§ Dataset excerpt
════════════════════
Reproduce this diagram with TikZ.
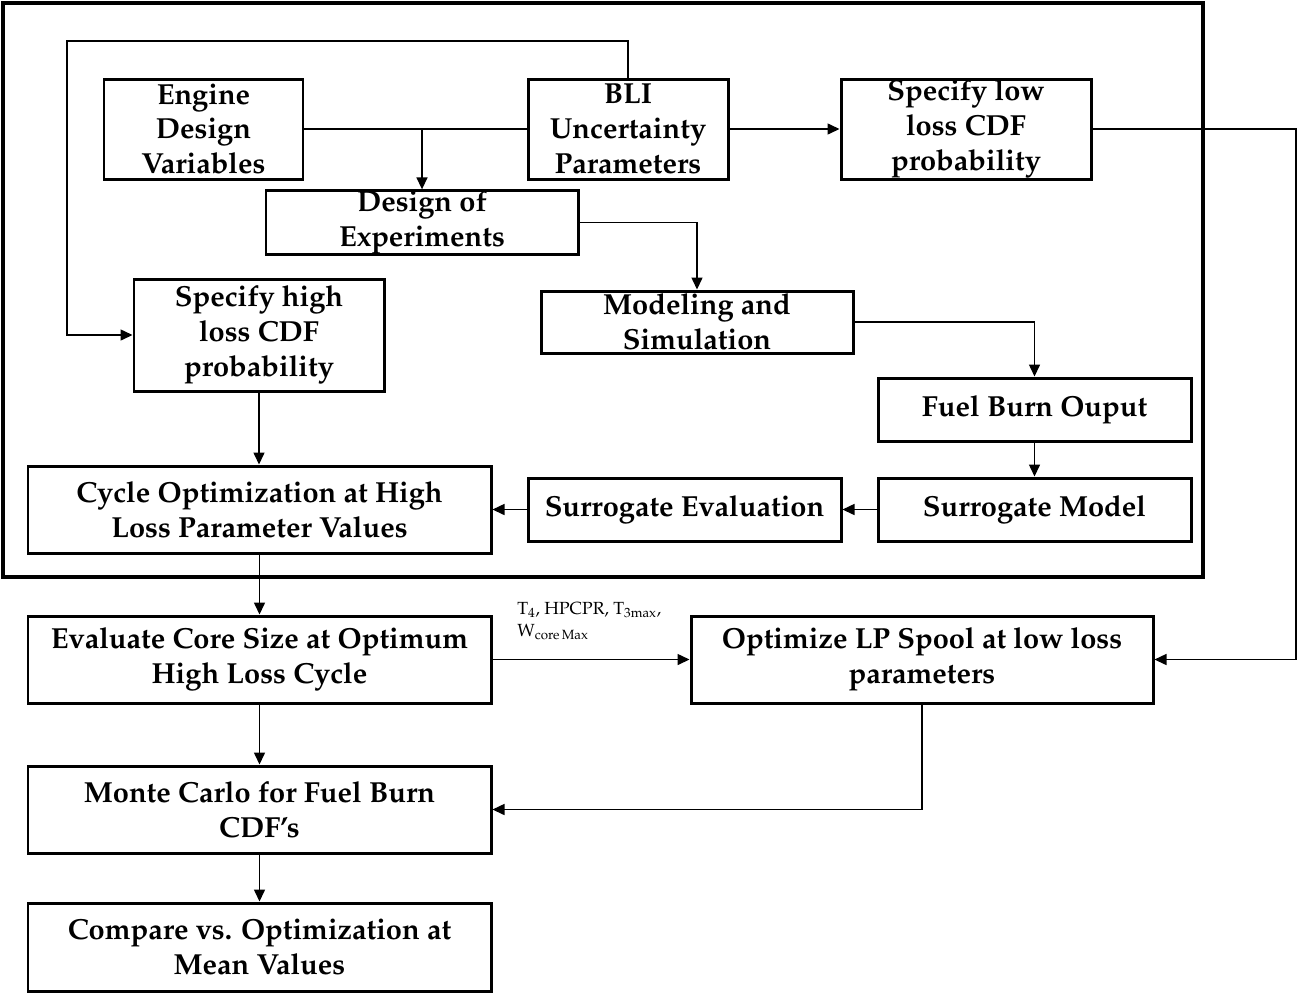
\documentclass[tikz,border=0pt]{standalone}
\usepackage[T1]{fontenc}
\usepackage{mathpazo}
\usepackage{tikz}
\usetikzlibrary{arrows.meta, positioning, calc}

\begin{document}
\begin{tikzpicture}[
    font=\fontsize{16.5}{19.9}\selectfont\bfseries,
    >={Triangle[length=2.4mm, width=2.2mm]},
    block/.style={
        draw=black,
        line width=1.7pt,
        align=center,
        inner xsep=4pt,
        inner ysep=0pt,
        minimum width=#1
    },
    line/.style={line width=0.85pt},
    arrow/.style={->, line width=0.85pt}
]

\useasboundingbox (0,0) rectangle (25.96,-19.88);

% Outer frame round the surrogate loop
\draw[line width=2.3pt] (0.06,-0.06) rectangle (24.06,-11.54);

% Top row
\node[block=3.98cm, minimum height=2.0cm] (eng) at (4.07,-2.58) {Engine\\Design\\Variables};
\node[block=4.0cm, minimum height=2.0cm] (bli) at (12.56,-2.58) {BLI\\Uncertainty\\Parameters};
\node[block=5.0cm, minimum height=2.0cm] (lowcdf) at (19.32,-2.58) {Specify low\\loss CDF\\probability};

% Design of experiments and simulation
\node[block=6.24cm, minimum height=1.22cm] (doe) at (8.44,-4.45) {Design of\\Experiments};
\node[block=5.0cm, minimum height=2.24cm] (highcdf) at (5.18,-6.70) {Specify high\\loss CDF\\probability};
\node[block=6.24cm, minimum height=1.24cm] (model) at (13.94,-6.44) {Modeling and\\Simulation};
\node[block=6.26cm, minimum height=1.26cm] (fuel) at (20.69,-8.19) {Fuel Burn Ouput};
\node[block=6.26cm, minimum height=1.26cm] (surr) at (20.69,-10.19) {Surrogate Model};
\node[block=6.26cm, minimum height=1.26cm] (seval) at (13.69,-10.19) {Surrogate Evaluation};
\node[block=9.26cm, minimum height=1.74cm] (cycopt) at (5.19,-10.19) {Cycle Optimization at High\\Loss Parameter Values};

% Lower part
\node[block=9.26cm, minimum height=1.74cm] (core) at (5.19,-13.19) {Evaluate Core Size at Optimum\\High Loss Cycle};
\node[block=9.24cm, minimum height=1.74cm] (lp) at (18.44,-13.19) {Optimize LP Spool at low loss\\parameters};
\node[block=9.26cm, minimum height=1.74cm] (monte) at (5.19,-16.19) {Monte Carlo for Fuel Burn\\CDF's};
\node[block=9.26cm, minimum height=1.76cm] (comp) at (5.19,-18.94) {Compare vs. Optimization at\\Mean Values};

\node[font=\fontsize{10}{12.5}\selectfont, align=left, anchor=north west, inner sep=0pt] (cond) at (10.34,-12.04)
    {T\textsubscript{4}, HPCPR, T\textsubscript{3max},\\W\textsubscript{core\,Max}};

\coordinate (lside) at (1.34,-0.82);
\coordinate (rside) at (25.92,-0.82);

% Connectors
\draw[arrow] (bli.north) |- (lside) |- (highcdf.west);
\draw[line] (eng.east) -- (bli.west);
\draw[arrow] (eng.east -| doe.north) -- (doe.north);
\draw[arrow] (bli) -- (lowcdf);
\draw[arrow] (lowcdf.east) -- (lowcdf.east -| rside) |- (lp.east);
\draw[arrow] (doe.east) -| (model.north);
\draw[arrow] (model.east) -| (fuel.north);
\draw[arrow] (fuel) -- (surr);
\draw[arrow] (surr) -- (seval);
\draw[arrow] (seval) -- (cycopt);
\draw[arrow] (highcdf.south) -- (highcdf.south |- cycopt.north);
\draw[arrow] (cycopt) -- (core);
\draw[arrow] (core) -- (lp);
\draw[arrow] (lp.south) |- (monte.east);
\draw[arrow] (core) -- (monte);
\draw[arrow] (monte) -- (comp);

\end{tikzpicture}
\end{document}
════════════════════
§ What is needed
Copy the material above in full and exactly, skipping pictures.

§ Result of the exercise
Reproduce this diagram with TikZ.
\documentclass[tikz,border=0pt]{standalone}
\usepackage[T1]{fontenc}
\usepackage{mathpazo}
\usepackage{tikz}
\usetikzlibrary{arrows.meta, positioning, calc}

\begin{document}
\begin{tikzpicture}[
    font=\fontsize{16.5}{19.9}\selectfont\bfseries,
    >={Triangle[length=2.4mm, width=2.2mm]},
    block/.style={
        draw=black,
        line width=1.7pt,
        align=center,
        inner xsep=4pt,
        inner ysep=0pt,
        minimum width=#1
    },
    line/.style={line width=0.85pt},
    arrow/.style={->, line width=0.85pt}
]

\useasboundingbox (0,0) rectangle (25.96,-19.88);

% Outer frame round the surrogate loop
\draw[line width=2.3pt] (0.06,-0.06) rectangle (24.06,-11.54);

% Top row
\node[block=3.98cm, minimum height=2.0cm] (eng) at (4.07,-2.58) {Engine\\Design\\Variables};
\node[block=4.0cm, minimum height=2.0cm] (bli) at (12.56,-2.58) {BLI\\Uncertainty\\Parameters};
\node[block=5.0cm, minimum height=2.0cm] (lowcdf) at (19.32,-2.58) {Specify low\\loss CDF\\probability};

% Design of experiments and simulation
\node[block=6.24cm, minimum height=1.22cm] (doe) at (8.44,-4.45) {Design of\\Experiments};
\node[block=5.0cm, minimum height=2.24cm] (highcdf) at (5.18,-6.70) {Specify high\\loss CDF\\probability};
\node[block=6.24cm, minimum height=1.24cm] (model) at (13.94,-6.44) {Modeling and\\Simulation};
\node[block=6.26cm, minimum height=1.26cm] (fuel) at (20.69,-8.19) {Fuel Burn Ouput};
\node[block=6.26cm, minimum height=1.26cm] (surr) at (20.69,-10.19) {Surrogate Model};
\node[block=6.26cm, minimum height=1.26cm] (seval) at (13.69,-10.19) {Surrogate Evaluation};
\node[block=9.26cm, minimum height=1.74cm] (cycopt) at (5.19,-10.19) {Cycle Optimization at High\\Loss Parameter Values};

% Lower part
\node[block=9.26cm, minimum height=1.74cm] (core) at (5.19,-13.19) {Evaluate Core Size at Optimum\\High Loss Cycle};
\node[block=9.24cm, minimum height=1.74cm] (lp) at (18.44,-13.19) {Optimize LP Spool at low loss\\parameters};
\node[block=9.26cm, minimum height=1.74cm] (monte) at (5.19,-16.19) {Monte Carlo for Fuel Burn\\CDF's};
\node[block=9.26cm, minimum height=1.76cm] (comp) at (5.19,-18.94) {Compare vs. Optimization at\\Mean Values};

\node[font=\fontsize{10}{12.5}\selectfont, align=left, anchor=north west, inner sep=0pt] (cond) at (10.34,-12.04)
    {T\textsubscript{4}, HPCPR, T\textsubscript{3max},\\W\textsubscript{core\,Max}};

\coordinate (lside) at (1.34,-0.82);
\coordinate (rside) at (25.92,-0.82);

% Connectors
\draw[arrow] (bli.north) |- (lside) |- (highcdf.west);
\draw[line] (eng.east) -- (bli.west);
\draw[arrow] (eng.east -| doe.north) -- (doe.north);
\draw[arrow] (bli) -- (lowcdf);
\draw[arrow] (lowcdf.east) -- (lowcdf.east -| rside) |- (lp.east);
\draw[arrow] (doe.east) -| (model.north);
\draw[arrow] (model.east) -| (fuel.north);
\draw[arrow] (fuel) -- (surr);
\draw[arrow] (surr) -- (seval);
\draw[arrow] (seval) -- (cycopt);
\draw[arrow] (highcdf.south) -- (highcdf.south |- cycopt.north);
\draw[arrow] (cycopt) -- (core);
\draw[arrow] (core) -- (lp);
\draw[arrow] (lp.south) |- (monte.east);
\draw[arrow] (core) -- (monte);
\draw[arrow] (monte) -- (comp);

\end{tikzpicture}
\end{document}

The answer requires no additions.